TASK STATEMENT> Go through the records and give each one again exactly.

RECORDS SUPPLIED>
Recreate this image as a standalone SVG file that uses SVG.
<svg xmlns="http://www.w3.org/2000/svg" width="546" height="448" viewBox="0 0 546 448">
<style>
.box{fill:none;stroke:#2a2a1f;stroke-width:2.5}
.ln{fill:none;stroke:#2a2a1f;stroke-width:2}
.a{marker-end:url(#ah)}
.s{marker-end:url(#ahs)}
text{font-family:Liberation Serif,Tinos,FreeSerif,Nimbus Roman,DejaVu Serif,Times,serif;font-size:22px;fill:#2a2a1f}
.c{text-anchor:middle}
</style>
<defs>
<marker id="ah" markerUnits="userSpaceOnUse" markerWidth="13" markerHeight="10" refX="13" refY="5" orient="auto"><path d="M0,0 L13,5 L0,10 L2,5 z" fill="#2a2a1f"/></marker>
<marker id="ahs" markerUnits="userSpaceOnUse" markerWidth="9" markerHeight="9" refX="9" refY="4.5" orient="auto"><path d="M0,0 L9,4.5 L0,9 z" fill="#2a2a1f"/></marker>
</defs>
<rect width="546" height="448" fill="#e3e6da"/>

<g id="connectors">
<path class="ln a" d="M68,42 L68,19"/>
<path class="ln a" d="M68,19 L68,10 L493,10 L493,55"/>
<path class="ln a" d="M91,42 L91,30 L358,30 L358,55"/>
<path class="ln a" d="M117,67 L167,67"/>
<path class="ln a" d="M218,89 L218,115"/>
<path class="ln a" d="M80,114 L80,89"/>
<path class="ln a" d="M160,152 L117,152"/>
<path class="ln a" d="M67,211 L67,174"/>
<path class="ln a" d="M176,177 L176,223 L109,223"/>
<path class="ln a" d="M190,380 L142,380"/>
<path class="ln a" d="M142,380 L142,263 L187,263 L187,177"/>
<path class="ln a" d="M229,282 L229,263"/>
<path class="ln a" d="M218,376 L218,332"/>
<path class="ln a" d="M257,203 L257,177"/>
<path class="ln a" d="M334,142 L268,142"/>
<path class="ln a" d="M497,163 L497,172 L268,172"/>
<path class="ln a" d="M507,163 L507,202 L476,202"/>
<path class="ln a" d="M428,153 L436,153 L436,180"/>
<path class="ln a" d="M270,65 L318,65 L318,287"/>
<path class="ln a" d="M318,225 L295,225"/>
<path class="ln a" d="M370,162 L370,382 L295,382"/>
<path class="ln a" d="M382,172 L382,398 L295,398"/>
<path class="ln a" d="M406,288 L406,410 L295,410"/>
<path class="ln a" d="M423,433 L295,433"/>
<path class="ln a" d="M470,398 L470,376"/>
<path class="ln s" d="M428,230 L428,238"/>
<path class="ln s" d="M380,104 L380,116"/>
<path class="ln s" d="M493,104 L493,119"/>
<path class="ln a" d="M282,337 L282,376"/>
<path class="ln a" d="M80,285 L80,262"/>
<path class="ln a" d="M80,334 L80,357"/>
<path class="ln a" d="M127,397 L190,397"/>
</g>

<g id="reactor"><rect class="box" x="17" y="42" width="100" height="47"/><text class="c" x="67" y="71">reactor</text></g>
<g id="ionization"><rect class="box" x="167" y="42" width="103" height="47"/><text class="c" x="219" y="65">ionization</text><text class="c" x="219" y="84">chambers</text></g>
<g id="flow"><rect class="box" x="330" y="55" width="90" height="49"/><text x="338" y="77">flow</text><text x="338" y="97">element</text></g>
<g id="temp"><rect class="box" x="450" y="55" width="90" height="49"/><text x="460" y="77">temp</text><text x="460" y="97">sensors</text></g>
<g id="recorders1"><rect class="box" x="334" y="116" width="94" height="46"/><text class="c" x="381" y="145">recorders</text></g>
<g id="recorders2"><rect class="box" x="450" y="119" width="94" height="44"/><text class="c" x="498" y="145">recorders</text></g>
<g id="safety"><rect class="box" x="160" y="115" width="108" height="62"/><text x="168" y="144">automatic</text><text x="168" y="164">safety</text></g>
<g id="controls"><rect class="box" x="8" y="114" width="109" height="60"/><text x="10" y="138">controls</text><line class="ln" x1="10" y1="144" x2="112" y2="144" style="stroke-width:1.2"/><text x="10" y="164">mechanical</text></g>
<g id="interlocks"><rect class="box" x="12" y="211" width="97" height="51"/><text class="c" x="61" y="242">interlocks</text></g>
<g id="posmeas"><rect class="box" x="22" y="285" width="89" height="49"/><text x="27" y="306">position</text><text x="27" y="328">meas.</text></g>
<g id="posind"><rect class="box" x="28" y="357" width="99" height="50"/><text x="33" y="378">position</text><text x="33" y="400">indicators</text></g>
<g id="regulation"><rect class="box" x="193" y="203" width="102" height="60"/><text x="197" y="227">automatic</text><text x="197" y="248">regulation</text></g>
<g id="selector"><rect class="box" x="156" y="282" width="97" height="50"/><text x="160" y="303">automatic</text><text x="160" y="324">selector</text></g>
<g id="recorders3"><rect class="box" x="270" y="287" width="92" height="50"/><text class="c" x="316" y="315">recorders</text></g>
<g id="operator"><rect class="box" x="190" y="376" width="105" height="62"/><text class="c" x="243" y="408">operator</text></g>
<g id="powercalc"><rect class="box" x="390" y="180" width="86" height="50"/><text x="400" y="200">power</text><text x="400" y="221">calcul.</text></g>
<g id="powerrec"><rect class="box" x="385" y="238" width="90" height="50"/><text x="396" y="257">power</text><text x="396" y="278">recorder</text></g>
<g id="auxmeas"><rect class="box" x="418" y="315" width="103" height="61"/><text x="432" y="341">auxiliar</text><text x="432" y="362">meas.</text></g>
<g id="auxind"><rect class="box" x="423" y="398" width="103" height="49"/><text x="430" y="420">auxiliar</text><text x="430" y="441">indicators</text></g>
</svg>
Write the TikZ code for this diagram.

FULL OUTPUT>
Recreate this image as a standalone SVG file that uses SVG.
<svg xmlns="http://www.w3.org/2000/svg" width="546" height="448" viewBox="0 0 546 448">
<style>
.box{fill:none;stroke:#2a2a1f;stroke-width:2.5}
.ln{fill:none;stroke:#2a2a1f;stroke-width:2}
.a{marker-end:url(#ah)}
.s{marker-end:url(#ahs)}
text{font-family:Liberation Serif,Tinos,FreeSerif,Nimbus Roman,DejaVu Serif,Times,serif;font-size:22px;fill:#2a2a1f}
.c{text-anchor:middle}
</style>
<defs>
<marker id="ah" markerUnits="userSpaceOnUse" markerWidth="13" markerHeight="10" refX="13" refY="5" orient="auto"><path d="M0,0 L13,5 L0,10 L2,5 z" fill="#2a2a1f"/></marker>
<marker id="ahs" markerUnits="userSpaceOnUse" markerWidth="9" markerHeight="9" refX="9" refY="4.5" orient="auto"><path d="M0,0 L9,4.5 L0,9 z" fill="#2a2a1f"/></marker>
</defs>
<rect width="546" height="448" fill="#e3e6da"/>

<g id="connectors">
<path class="ln a" d="M68,42 L68,19"/>
<path class="ln a" d="M68,19 L68,10 L493,10 L493,55"/>
<path class="ln a" d="M91,42 L91,30 L358,30 L358,55"/>
<path class="ln a" d="M117,67 L167,67"/>
<path class="ln a" d="M218,89 L218,115"/>
<path class="ln a" d="M80,114 L80,89"/>
<path class="ln a" d="M160,152 L117,152"/>
<path class="ln a" d="M67,211 L67,174"/>
<path class="ln a" d="M176,177 L176,223 L109,223"/>
<path class="ln a" d="M190,380 L142,380"/>
<path class="ln a" d="M142,380 L142,263 L187,263 L187,177"/>
<path class="ln a" d="M229,282 L229,263"/>
<path class="ln a" d="M218,376 L218,332"/>
<path class="ln a" d="M257,203 L257,177"/>
<path class="ln a" d="M334,142 L268,142"/>
<path class="ln a" d="M497,163 L497,172 L268,172"/>
<path class="ln a" d="M507,163 L507,202 L476,202"/>
<path class="ln a" d="M428,153 L436,153 L436,180"/>
<path class="ln a" d="M270,65 L318,65 L318,287"/>
<path class="ln a" d="M318,225 L295,225"/>
<path class="ln a" d="M370,162 L370,382 L295,382"/>
<path class="ln a" d="M382,172 L382,398 L295,398"/>
<path class="ln a" d="M406,288 L406,410 L295,410"/>
<path class="ln a" d="M423,433 L295,433"/>
<path class="ln a" d="M470,398 L470,376"/>
<path class="ln s" d="M428,230 L428,238"/>
<path class="ln s" d="M380,104 L380,116"/>
<path class="ln s" d="M493,104 L493,119"/>
<path class="ln a" d="M282,337 L282,376"/>
<path class="ln a" d="M80,285 L80,262"/>
<path class="ln a" d="M80,334 L80,357"/>
<path class="ln a" d="M127,397 L190,397"/>
</g>

<g id="reactor"><rect class="box" x="17" y="42" width="100" height="47"/><text class="c" x="67" y="71">reactor</text></g>
<g id="ionization"><rect class="box" x="167" y="42" width="103" height="47"/><text class="c" x="219" y="65">ionization</text><text class="c" x="219" y="84">chambers</text></g>
<g id="flow"><rect class="box" x="330" y="55" width="90" height="49"/><text x="338" y="77">flow</text><text x="338" y="97">element</text></g>
<g id="temp"><rect class="box" x="450" y="55" width="90" height="49"/><text x="460" y="77">temp</text><text x="460" y="97">sensors</text></g>
<g id="recorders1"><rect class="box" x="334" y="116" width="94" height="46"/><text class="c" x="381" y="145">recorders</text></g>
<g id="recorders2"><rect class="box" x="450" y="119" width="94" height="44"/><text class="c" x="498" y="145">recorders</text></g>
<g id="safety"><rect class="box" x="160" y="115" width="108" height="62"/><text x="168" y="144">automatic</text><text x="168" y="164">safety</text></g>
<g id="controls"><rect class="box" x="8" y="114" width="109" height="60"/><text x="10" y="138">controls</text><line class="ln" x1="10" y1="144" x2="112" y2="144" style="stroke-width:1.2"/><text x="10" y="164">mechanical</text></g>
<g id="interlocks"><rect class="box" x="12" y="211" width="97" height="51"/><text class="c" x="61" y="242">interlocks</text></g>
<g id="posmeas"><rect class="box" x="22" y="285" width="89" height="49"/><text x="27" y="306">position</text><text x="27" y="328">meas.</text></g>
<g id="posind"><rect class="box" x="28" y="357" width="99" height="50"/><text x="33" y="378">position</text><text x="33" y="400">indicators</text></g>
<g id="regulation"><rect class="box" x="193" y="203" width="102" height="60"/><text x="197" y="227">automatic</text><text x="197" y="248">regulation</text></g>
<g id="selector"><rect class="box" x="156" y="282" width="97" height="50"/><text x="160" y="303">automatic</text><text x="160" y="324">selector</text></g>
<g id="recorders3"><rect class="box" x="270" y="287" width="92" height="50"/><text class="c" x="316" y="315">recorders</text></g>
<g id="operator"><rect class="box" x="190" y="376" width="105" height="62"/><text class="c" x="243" y="408">operator</text></g>
<g id="powercalc"><rect class="box" x="390" y="180" width="86" height="50"/><text x="400" y="200">power</text><text x="400" y="221">calcul.</text></g>
<g id="powerrec"><rect class="box" x="385" y="238" width="90" height="50"/><text x="396" y="257">power</text><text x="396" y="278">recorder</text></g>
<g id="auxmeas"><rect class="box" x="418" y="315" width="103" height="61"/><text x="432" y="341">auxiliar</text><text x="432" y="362">meas.</text></g>
<g id="auxind"><rect class="box" x="423" y="398" width="103" height="49"/><text x="430" y="420">auxiliar</text><text x="430" y="441">indicators</text></g>
</svg>
Write the TikZ code for this diagram.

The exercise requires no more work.